2.      Laisser Nicolas où il est et attendre et faire des tests pour voir comment il va s’améliorer.

Si nous réussissons à diminuer le flot d’air de 2 litres/minute à 1 litres/minute (Il est possible d’avoir une machine portative) :

3.      Le mettre dans une famille d’accueil.

4.      Le confier en adoption.

5.      Le ramener à la maison.

En regardant nos choix nous nous rendons compte que rien ne sera facile et quel que soit le choix, il sera déchirant , amènera son lot de tristesse et un deuil immense.

Ce soir-là, Anabelle se met à crier qu’elle a mal au ventre. Elle crie comme on ne l’a jamais vu crier. Nous ne comprenons pas ce qu’elle a. Elle finit par vomir. Elle devient complètement blême, amorphe et molle. Elle ne répond pas lorsque nous lui parlons. On dirait un corps de spaghettis. Jamais elle ne nous a fait une telle chose. Nous finissons par la coucher, certains que c’est une gastro. Toutefois, pendant un court laps de temps, je me suis mis à penser que si elle devait avoir quelque chose de grave, nous ne passerions pas au travers (surtout pas en ce moment).

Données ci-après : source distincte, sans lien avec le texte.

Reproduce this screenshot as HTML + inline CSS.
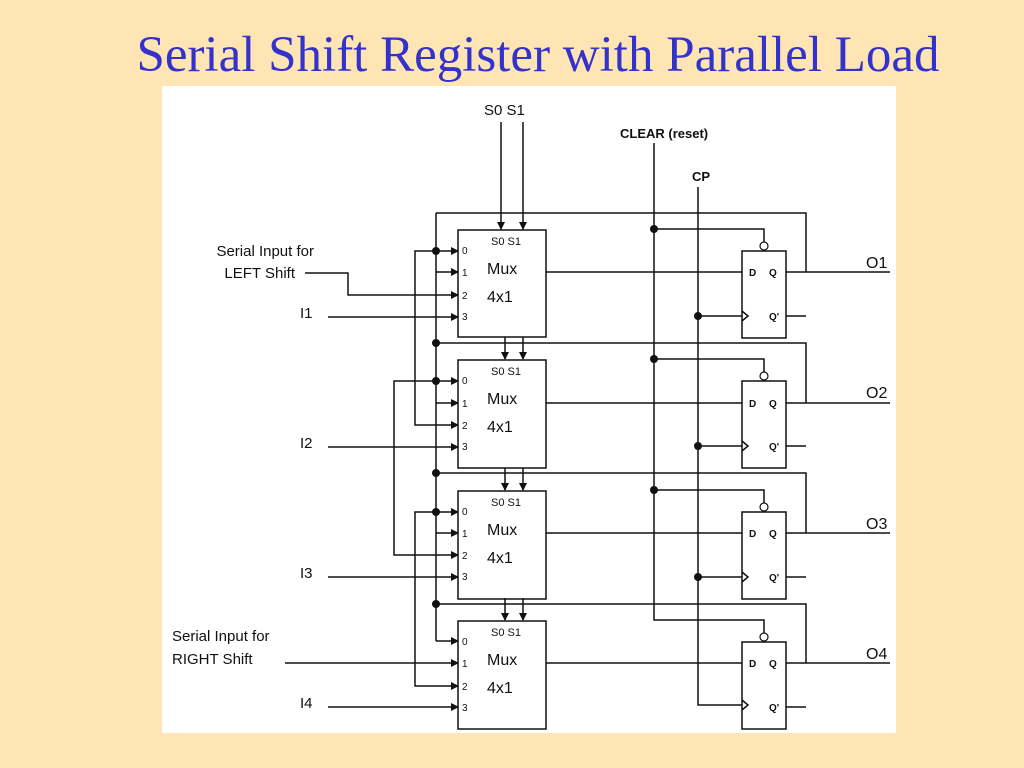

Elle a finalement dormi 45 minutes, temps pendant lequel j’allais régulièrement vérifier si elle respirait encore. Après son petit dodo, elle était redevenue la pimpante petite fille qu’elle était. On l’a beaucoup serré dans nos bras.

Ce soir-là, j’ai parlé à ma mère. Elle aussi en est venue à la conclusion que nous ne devrions pas ramener Nicolas à la maison, que la douleur n’en serait que plus grande et les choix que plus difficiles.
Mon père est passé à la maison ce soir-là. Nous lui faisons une mise à jour. Nous voyons toute la tristesse que ça lui cause. Il reste sans voix quand on parle d’adoption. Tout le monde espère presque que Nicolas parte par lui-même. On l’espère par amour, par tendresse et non par dédain. Et c’est de là que vient toute cette tristesse.  Et c’est dans le doute et la confusion que nous allons nous coucher, avec des choix qui tournent sans cesse dans notre tête.